- Born: Mary Davies 18 November 1921 Innswood, Saint Catherine Parish, Jamaica
- Died: 9 February 2003 (aged 81) Kingston, Jamaica
- Occupations: Nun, teacher

= Mary Ignatius Davies =

Jamaican nun (1921–2003)

Sister Mary Ignatius Davies (18 November 1921 – 9 February 2003) was a Sister of Mercy and inspirational music teacher known for her work at the Alpha Boys School.

==Career==
Born Mary Davies in Innswood, Saint Catherine Parish, Jamaica, Davies was baptised at the St. Joseph's Roman Catholic Church in Spanish Town, and went to the St. Catherine Elementary School. After her family moved to Kingston, she attended Mico Elementary School and later the Alpha Academy, the girls' high school attached to the Alpha Boys School. She joined the Sisters of Mercy on 1 February 1939, aged 17, taking the name Ignatius, and lived at the school for the remainder of her life.

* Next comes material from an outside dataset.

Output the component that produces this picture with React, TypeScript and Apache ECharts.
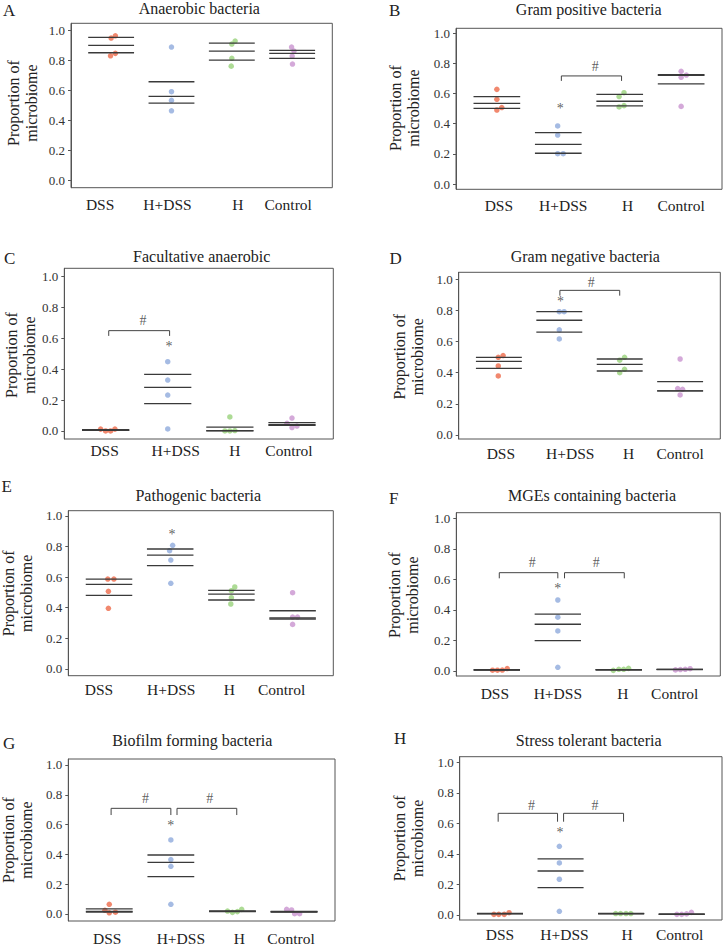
import React, { useEffect, useRef } from "react";
import * as echarts from "echarts";

const groups = ["DSS", "H+DSS", "H", "Control"];
const yTicks = [0, 0.2, 0.4, 0.6, 0.8, 1.0];
const titles = [
  "Anaerobic bacteria",
  "Gram positive bacteria",
  "Facultative anaerobic",
  "Gram negative bacteria",
  "Pathogenic bacteria",
  "MGEs containing bacteria",
  "Biofilm forming bacteria",
  "Stress tolerant bacteria",
];
const letters = ["A", "B", "C", "D", "E", "F", "G", "H"];
const groupColors = ["#EE6A4A", "#8FAADC", "#98D27A", "#C994D0"];

// A: Anaerobic
const anaerobicPoints = [[0.962, 0.947, 0.845, 0.829], [0.887, 0.59, 0.532, 0.463], [0.927, 0.907, 0.812, 0.76], [0.887, 0.86, 0.827, 0.774]];
const anaerobicJitter = [[0.07, 0, 0.07, -0.01], [0, 0, 0, 0], [0.055, 0, 0, -0.01], [-0.01, 0.03, 0, 0.005]];
const anaerobicLines = [[0.951, 0.898, 0.849], [0.656, 0.559, 0.514], [0.913, 0.86, 0.8], [0.865, 0.845, 0.812]];

// B: Gram positive
const gramPosPoints = [[0.628, 0.562, 0.507, 0.491], [0.385, 0.325, 0.201, 0.201], [0.606, 0.58, 0.52, 0.511], [0.748, 0.723, 0.708, 0.515]];
const gramPosJitter = [[0, 0, 0.08, 0], [-0.01, -0.01, -0.01, 0.08], [0.07, -0.01, 0.07, -0.01], [0, 0.085, 0, 0]];
const gramPosLines = [[0.58, 0.535, 0.502], [0.341, 0.263, 0.204], [0.595, 0.549, 0.518], [0.726, 0.721, 0.664]];
const gramPosStars = [[2.03, 0.524]];
const gramPosBrackets = [[2.05, 3.03, 0.717, 0.684]];
const gramPosHashes = [[2.6, 0.779]];

// C: Facultative anaerobic
const facultPoints = [[0.012, 0.0, 0.0, 0.012], [0.449, 0.33, 0.233, 0.013], [0.091, 0.0, 0.0, 0.003], [0.084, 0.05, 0.032, 0.022]];
const facultJitter = [[-0.08, 0, 0.08, 0.15], [0, 0, 0, 0], [0, -0.08, 0, 0.08], [0, -0.08, 0.08, 0]];
const facultLines = [[0.008, 0.006, 0.004], [0.367, 0.283, 0.177], [0.025, 0.002, 0.0], [0.054, 0.041, 0.036]];
const facultStars = [[2.02, 0.568]];
const facultBrackets = [[1.05, 2.03, 0.65, 0.616]];
const facultHashes = [[1.6, 0.719]];

// D: Gram negative
const gramNegPoints = [[0.51, 0.499, 0.443, 0.379], [0.792, 0.792, 0.675, 0.617], [0.499, 0.48, 0.422, 0.4], [0.488, 0.298, 0.293, 0.257]];
const gramNegJitter = [[0.07, -0.01, -0.01, -0.01], [0, 0.08, 0, 0], [0.08, 0, 0.08, 0], [0, -0.04, 0.04, 0]];
const gramNegLines = [[0.499, 0.473, 0.428], [0.792, 0.737, 0.66], [0.488, 0.454, 0.411], [0.343, 0.283, 0.283]];
const gramNegStars = [[2.02, 0.878]];
const gramNegBrackets = [[2.01, 3.0, 0.929, 0.895]];
const gramNegHashes = [[2.53, 0.979]];

// E: Pathogenic
const pathoPoints = [[0.587, 0.587, 0.507, 0.396], [0.807, 0.772, 0.711, 0.559], [0.535, 0.511, 0.465, 0.424], [0.498, 0.339, 0.339, 0.291]];
const pathoJitter = [[-0.02, 0.08, -0.01, -0.01], [0.04, -0.01, 0.01, 0.01], [0.055, 0, 0, -0.01], [0, 0, 0.08, 0]];
const pathoLines = [[0.587, 0.552, 0.48], [0.783, 0.743, 0.674], [0.513, 0.489, 0.45], [0.38, 0.333, 0.326]];
const pathoStars = [[2.03, 0.896]];

// F: MGEs containing
const mgePoints = [[0.005, 0.005, 0.006, 0.016], [0.465, 0.352, 0.262, 0.024], [0.004, 0.011, 0.011, 0.017], [0.007, 0.009, 0.011, 0.015]];
const mgeJitter = [[-0.07, 0.01, 0.09, 0.17], [0, 0, 0, 0], [-0.09, 0, 0.08, 0.16], [-0.07, 0.01, 0.09, 0.17]];
const mgeLines = [[0.008, 0.007, 0.006], [0.373, 0.306, 0.199], [0.009, 0.008, 0.007], [0.011, 0.01, 0.009]];
const mgeStars = [[2.0, 0.559]];
const mgeBrackets = [[1.04, 2.0, 0.644, 0.607], [2.11, 3.09, 0.644, 0.607]];
const mgeHashes = [[1.58, 0.71], [2.63, 0.71]];

// G: Biofilm forming
const biofilmPoints = [[0.065, 0.025, 0.008, 0.012], [0.497, 0.365, 0.32, 0.065], [0.02, 0.011, 0.016, 0.031], [0.031, 0.027, 0.002, 0.002]];
const biofilmJitter = [[0, -0.07, 0, 0.1], [0, 0, 0, 0], [-0.08, 0, 0.08, 0.15], [-0.12, -0.04, 0.01, 0.09]];
const biofilmLines = [[0.034, 0.017, 0.012], [0.396, 0.347, 0.251], [0.02, 0.018, 0.016], [0.018, 0.015, 0.013]];
const biofilmStars = [[2.0, 0.615]];
const biofilmBrackets = [[1.03, 2.0, 0.709, 0.664], [2.1, 3.07, 0.709, 0.664]];
const biofilmHashes = [[1.59, 0.776], [2.63, 0.776]];

// H: Stress tolerant
const stressPoints = [[0.004, 0.004, 0.004, 0.015], [0.45, 0.341, 0.234, 0.024], [0.009, 0.009, 0.009, 0.009], [0.004, 0.004, 0.007, 0.017]];
const stressJitter = [[-0.1, -0.02, 0.07, 0.15], [-0.02, -0.02, -0.02, -0.02], [-0.09, -0.01, 0.08, 0.16], [-0.08, 0, 0.08, 0.16]];
const stressLines = [[0.01, 0.009, 0.008], [0.367, 0.288, 0.179], [0.01, 0.009, 0.008], [0.005, 0.005, 0.004]];
const stressStars = [[1.99, 0.563]];
const stressBrackets = [[0.97, 1.95, 0.666, 0.611], [2.05, 3.04, 0.666, 0.611]];
const stressHashes = [[1.52, 0.72], [2.57, 0.72]];

const panels = [
  { points: anaerobicPoints, jitter: anaerobicJitter, lines: anaerobicLines, stars: [], brackets: [], hashes: [] },
  { points: gramPosPoints, jitter: gramPosJitter, lines: gramPosLines, stars: gramPosStars, brackets: gramPosBrackets, hashes: gramPosHashes },
  { points: facultPoints, jitter: facultJitter, lines: facultLines, stars: facultStars, brackets: facultBrackets, hashes: facultHashes },
  { points: gramNegPoints, jitter: gramNegJitter, lines: gramNegLines, stars: gramNegStars, brackets: gramNegBrackets, hashes: gramNegHashes },
  { points: pathoPoints, jitter: pathoJitter, lines: pathoLines, stars: pathoStars, brackets: [], hashes: [] },
  { points: mgePoints, jitter: mgeJitter, lines: mgeLines, stars: mgeStars, brackets: mgeBrackets, hashes: mgeHashes },
  { points: biofilmPoints, jitter: biofilmJitter, lines: biofilmLines, stars: biofilmStars, brackets: biofilmBrackets, hashes: biofilmHashes },
  { points: stressPoints, jitter: stressJitter, lines: stressLines, stars: stressStars, brackets: stressBrackets, hashes: stressHashes },
];

// layout: box [left, top, right, bottom], y extent, title/letter/yname anchors, x-label margin and offsets
const layouts = [
  { box: [71, 23.3, 332.3, 187.7], ymin: -0.049, ymax: 1.045, title: [199.3, 8], letter: [3, 10], yname: [22, 103], xm: 9, xoff: [-11, -4, 6, -4] },
  { box: [456, 28.3, 722, 189.3], ymin: -0.035, ymax: 1.033, title: [588.7, 9.5], letter: [389, 10], yname: [404.5, 108], xm: 8, xoff: [2, 5, 8, 0] },
  { box: [64.3, 268.3, 333.3, 439], ymin: -0.052, ymax: 1.054, title: [201.7, 256.7], letter: [4, 258.5], yname: [20.5, 355], xm: 3, xoff: [-1, 8, 5, -3] },
  { box: [458.7, 272.3, 720.3, 439], ymin: -0.026, ymax: 1.045, title: [585.3, 256.7], letter: [389.5, 258.3], yname: [408, 356.7], xm: 6, xoff: [2, 11, 9, 0] },
  { box: [68.3, 510.7, 333.3, 675.7], ymin: -0.044, ymax: 1.033, title: [198.3, 495.7], letter: [1.5, 486], yname: [17.5, 593.3], xm: 6, xoff: [-10, 1, -2, -11] },
  { box: [456.3, 512.7, 720.3, 676], ymin: -0.033, ymax: 1.037, title: [592, 495.7], letter: [389, 498.3], yname: [403.7, 595], xm: 9, xoff: [-2, 0, 4, -5] },
  { box: [68.3, 759, 335, 921], ymin: -0.047, ymax: 1.04, title: [192.3, 740.7], letter: [3, 743.3], yname: [17.5, 840], xm: 9, xoff: [-2, 10, 7, -3] },
  { box: [459.7, 756.7, 722, 920], ymin: -0.033, ymax: 1.037, title: [588.7, 740], letter: [394, 738.8], yname: [408, 838.3], xm: 6, xoff: [0, 4, 6, -2] },
];

const FONT = '"Liberation Serif", "DejaVu Serif", serif';
const TEXT = "#222";
const AXIS = "#555";

function buildOption() {
  const grid: any[] = [];
  const xAxis: any[] = [];
  const yAxis: any[] = [];
  const series: any[] = [];
  const graphic: any[] = [];

  panels.forEach((p, i) => {
    const L = layouts[i];
    const [l, t, r, b] = L.box;
    grid.push({ left: l, top: t, width: r - l, height: b - t, show: true, borderColor: AXIS, borderWidth: 1, backgroundColor: "transparent", containLabel: false });
    const rich: any = {};
    L.xoff.forEach((o, k) => {
      rich["g" + k] = {
        fontFamily: FONT,
        fontSize: 15.5,
        color: TEXT,
        padding: o >= 0 ? [0, 0, 0, 2 * o] : [0, -2 * o, 0, 0],
      };
    });
    xAxis.push({
      gridIndex: i,
      type: "value",
      min: 0.335,
      max: 4.665,
      axisLine: { show: false },
      axisTick: { show: false },
      splitLine: { show: false },
      axisLabel: {
        customValues: [1, 2, 3, 4],
        margin: L.xm,
        fontFamily: FONT,
        fontSize: 15.5,
        color: TEXT,
        formatter: (v: number) => {
          const k = Math.round(v) - 1;
          return "{g" + k + "|" + groups[k] + "}";
        },
        rich,
      },
    });
    yAxis.push({
      gridIndex: i,
      type: "value",
      min: L.ymin,
      max: L.ymax,
      axisLine: { show: true, lineStyle: { color: AXIS, width: 1 } },
      axisTick: { show: true, length: 3, customValues: yTicks, lineStyle: { color: AXIS } },
      splitLine: { show: false },
      axisLabel: {
        customValues: yTicks,
        margin: 6,
        fontFamily: FONT,
        fontSize: 13,
        color: "#333",
        formatter: (v: number) => v.toFixed(1),
      },
    });

    // points
    const pts: any[] = [];
    p.points.forEach((vals, gi) => {
      vals.forEach((v, k) => {
        pts.push({ value: [gi + 1 + p.jitter[gi][k], v], itemStyle: { color: groupColors[gi] } });
      });
    });
    series.push({
      type: "scatter",
      xAxisIndex: i,
      yAxisIndex: i,
      symbol: "circle",
      symbolSize: 5.5,
      data: pts,
      z: 2,
      clip: false,
      silent: true,
    });

    // quartile / median lines
    const ln: any[] = [];
    p.lines.forEach((vals, gi) => vals.forEach((v) => ln.push([gi + 1, v])));
    series.push({
      type: "custom",
      xAxisIndex: i,
      yAxisIndex: i,
      data: ln,
      z: 3,
      silent: true,
      itemStyle: { color: "#3a3a3a" },
      renderItem: (params: any, api: any) => {
        const x = api.value(0);
        const y = api.value(1);
        const a = api.coord([x - 0.38, y]);
        const c = api.coord([x + 0.38, y]);
        return { type: "line", shape: { x1: a[0], y1: a[1], x2: c[0], y2: c[1] }, style: { stroke: "#3a3a3a", lineWidth: 1.3 } };
      },
    });

    if (p.brackets.length) {
      series.push({
        type: "custom",
        xAxisIndex: i,
        yAxisIndex: i,
        data: p.brackets,
        z: 3,
        silent: true,
        itemStyle: { color: "#444" },
        renderItem: (params: any, api: any) => {
          const x1 = api.value(0), x2 = api.value(1), top = api.value(2), bot = api.value(3);
          const pa = api.coord([x1, bot]);
          const pb = api.coord([x1, top]);
          const pc = api.coord([x2, top]);
          const pd = api.coord([x2, bot]);
          return { type: "polyline", shape: { points: [pa, pb, pc, pd] }, style: { stroke: "#444", lineWidth: 1, fill: "none" } };
        },
      });
    }
    const textSeries = (data: number[][], ch: string, dy: number, size: number) => ({
      type: "scatter",
      xAxisIndex: i,
      yAxisIndex: i,
      data,
      z: 4,
      silent: true,
      clip: false,
      symbol: "rect",
      symbolSize: 1,
      itemStyle: { color: "rgba(0,0,0,0)" },
      label: {
        show: true,
        position: "inside",
        formatter: ch,
        color: "#333",
        fontFamily: FONT,
        fontSize: size,
        offset: [0, dy],
      },
    });
    if (p.stars.length) series.push(textSeries(p.stars, "*", 3, 14));
    if (p.hashes.length) series.push(textSeries(p.hashes, "#", 0, 14));

    graphic.push({
      type: "text",
      x: L.title[0],
      y: L.title[1],
      silent: true,
      style: { text: titles[i], fill: TEXT, fontFamily: FONT, fontSize: 16, align: "center", verticalAlign: "middle" },
    });
    graphic.push({
      type: "text",
      x: L.letter[0],
      y: L.letter[1],
      silent: true,
      style: { text: letters[i], fill: TEXT, fontFamily: FONT, fontSize: 17, align: "left", verticalAlign: "middle" },
    });
    graphic.push({
      type: "text",
      x: L.yname[0],
      y: L.yname[1],
      rotation: Math.PI / 2,
      silent: true,
      style: {
        text: "Proportion of\nmicrobiome",
        fill: TEXT,
        fontFamily: FONT,
        fontSize: 16,
        lineHeight: 18,
        align: "center",
        verticalAlign: "middle",
      },
    });
  });

  return {
    animation: false,
    backgroundColor: "#ffffff",
    grid,
    xAxis,
    yAxis,
    series,
    graphic,
  };
}

export default function App() {
  const ref = useRef<HTMLDivElement>(null);
  useEffect(() => {
    if (!ref.current) return;
    const chart = echarts.init(ref.current, undefined, { renderer: "svg" });
    chart.setOption(buildOption() as any);
    return () => chart.dispose();
  }, []);
  return <div ref={ref} style={{ position: "absolute", left: 0, top: 0, width: 723, height: 946 }} />;
}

She inspired many musicians from the Alpha school to become professional musicians, including future Skatalites Tommy McCook, Don Drummond, and Johnny "Dizzy" Moore, as well as trombonist Rico Rodriguez and Leslie Thompson, who went on to become the first black conductor of the London Symphony Orchestra. She contributed to Island Rock, a documentary series broadcast in 2002 on BBC Radio 2 to mark the 40th anniversary of Jamaican independence.

Sister Mary Ignatius had a large record collection that was the envy of many pupils at the Academy, and was a huge fan of blues and jazz. For many years she operated a sound system on Saturday afternoons at the school, which attracted people from surrounding areas.

While best known for the musicians she taught, she was also involved in teaching football, cricket, boxing, table tennis, and dominoes at the school.

In 1996 she was awarded the Badge of Honour for services to Jamaica.

She died at the University Hospital of the West Indies, Jamaica, on 9 February 2003, aged 81, after suffering a heart attack the day before.